◆ **Exercise objective**:
Return the number of lines holding "this", with nothing added.

◆ **Records**:
****************
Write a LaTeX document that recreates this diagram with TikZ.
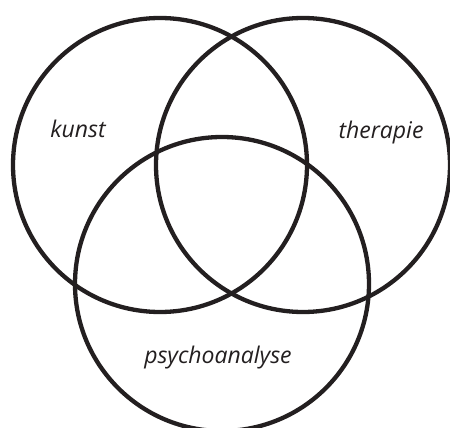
****************
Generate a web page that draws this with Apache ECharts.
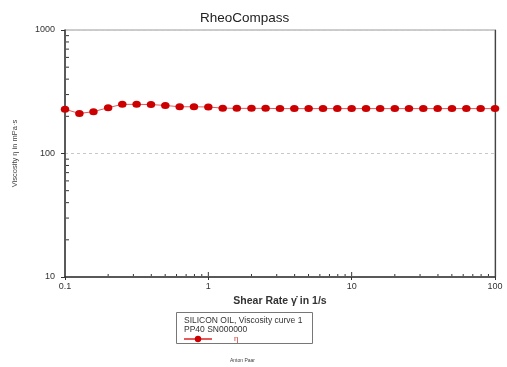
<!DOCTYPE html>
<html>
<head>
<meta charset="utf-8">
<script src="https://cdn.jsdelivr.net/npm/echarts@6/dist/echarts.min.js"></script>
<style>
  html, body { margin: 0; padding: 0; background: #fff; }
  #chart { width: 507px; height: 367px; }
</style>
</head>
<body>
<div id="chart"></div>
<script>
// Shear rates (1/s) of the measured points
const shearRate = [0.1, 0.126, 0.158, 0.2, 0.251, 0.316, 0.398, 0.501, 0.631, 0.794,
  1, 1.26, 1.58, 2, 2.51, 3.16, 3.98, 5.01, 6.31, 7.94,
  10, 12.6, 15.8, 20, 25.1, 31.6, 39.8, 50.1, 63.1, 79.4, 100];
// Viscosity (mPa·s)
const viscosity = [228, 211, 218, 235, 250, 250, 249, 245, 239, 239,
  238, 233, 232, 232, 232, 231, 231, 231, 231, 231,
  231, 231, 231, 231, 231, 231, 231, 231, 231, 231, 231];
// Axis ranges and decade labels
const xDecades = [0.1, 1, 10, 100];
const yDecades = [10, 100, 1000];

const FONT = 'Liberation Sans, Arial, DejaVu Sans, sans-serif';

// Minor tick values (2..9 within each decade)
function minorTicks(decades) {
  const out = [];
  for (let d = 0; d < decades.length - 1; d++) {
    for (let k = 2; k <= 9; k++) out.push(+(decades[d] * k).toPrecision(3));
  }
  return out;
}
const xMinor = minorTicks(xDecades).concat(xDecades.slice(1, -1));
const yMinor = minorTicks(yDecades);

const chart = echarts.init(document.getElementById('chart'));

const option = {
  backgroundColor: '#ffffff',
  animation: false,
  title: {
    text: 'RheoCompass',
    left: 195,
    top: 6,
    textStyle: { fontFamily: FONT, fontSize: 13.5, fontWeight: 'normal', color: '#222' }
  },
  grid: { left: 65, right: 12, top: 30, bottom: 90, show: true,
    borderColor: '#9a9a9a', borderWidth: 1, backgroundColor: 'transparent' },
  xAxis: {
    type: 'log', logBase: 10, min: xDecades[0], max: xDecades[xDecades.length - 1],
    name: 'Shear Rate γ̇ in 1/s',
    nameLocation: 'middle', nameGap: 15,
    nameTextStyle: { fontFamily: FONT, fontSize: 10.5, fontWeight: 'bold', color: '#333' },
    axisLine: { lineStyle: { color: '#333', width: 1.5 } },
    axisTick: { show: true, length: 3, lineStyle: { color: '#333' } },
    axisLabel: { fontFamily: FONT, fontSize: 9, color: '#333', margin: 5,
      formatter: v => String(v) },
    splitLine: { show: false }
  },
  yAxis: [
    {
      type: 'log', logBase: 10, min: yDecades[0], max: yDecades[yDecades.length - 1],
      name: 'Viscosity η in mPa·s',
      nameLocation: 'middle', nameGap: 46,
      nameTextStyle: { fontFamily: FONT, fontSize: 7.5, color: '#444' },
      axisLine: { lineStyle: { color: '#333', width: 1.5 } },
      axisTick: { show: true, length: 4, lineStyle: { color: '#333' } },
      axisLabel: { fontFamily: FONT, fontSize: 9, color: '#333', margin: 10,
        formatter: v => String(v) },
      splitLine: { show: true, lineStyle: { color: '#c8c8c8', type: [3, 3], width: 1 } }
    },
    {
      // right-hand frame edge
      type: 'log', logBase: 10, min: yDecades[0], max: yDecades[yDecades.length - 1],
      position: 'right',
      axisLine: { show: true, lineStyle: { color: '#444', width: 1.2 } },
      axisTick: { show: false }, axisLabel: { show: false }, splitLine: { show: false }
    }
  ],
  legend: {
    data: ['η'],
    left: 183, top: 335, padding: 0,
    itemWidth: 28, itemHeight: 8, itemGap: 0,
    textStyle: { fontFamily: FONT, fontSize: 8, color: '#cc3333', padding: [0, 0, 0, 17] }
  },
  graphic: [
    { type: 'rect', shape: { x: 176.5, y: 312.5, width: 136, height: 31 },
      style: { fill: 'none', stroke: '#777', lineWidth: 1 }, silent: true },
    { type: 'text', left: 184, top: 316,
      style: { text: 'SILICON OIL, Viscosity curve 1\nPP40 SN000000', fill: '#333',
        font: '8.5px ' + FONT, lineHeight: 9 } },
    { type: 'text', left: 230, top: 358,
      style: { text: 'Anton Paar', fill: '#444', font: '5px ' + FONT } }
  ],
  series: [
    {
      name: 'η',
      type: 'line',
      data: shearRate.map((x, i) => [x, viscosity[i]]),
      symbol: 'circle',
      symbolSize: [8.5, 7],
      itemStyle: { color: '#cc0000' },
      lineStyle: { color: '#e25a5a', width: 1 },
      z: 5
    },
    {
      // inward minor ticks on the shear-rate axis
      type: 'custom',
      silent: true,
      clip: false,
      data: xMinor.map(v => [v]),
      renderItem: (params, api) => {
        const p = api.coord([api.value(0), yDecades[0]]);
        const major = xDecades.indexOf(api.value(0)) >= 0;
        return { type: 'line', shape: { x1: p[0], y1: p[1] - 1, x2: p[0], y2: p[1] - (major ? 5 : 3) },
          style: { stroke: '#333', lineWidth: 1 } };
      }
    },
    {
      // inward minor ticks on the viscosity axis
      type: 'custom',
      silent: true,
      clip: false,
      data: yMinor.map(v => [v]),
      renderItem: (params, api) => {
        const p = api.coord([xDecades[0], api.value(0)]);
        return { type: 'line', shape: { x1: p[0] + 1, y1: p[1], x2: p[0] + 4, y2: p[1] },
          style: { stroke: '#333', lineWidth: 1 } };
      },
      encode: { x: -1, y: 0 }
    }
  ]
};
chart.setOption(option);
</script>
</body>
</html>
****************
◆ **Solved exercise**:
2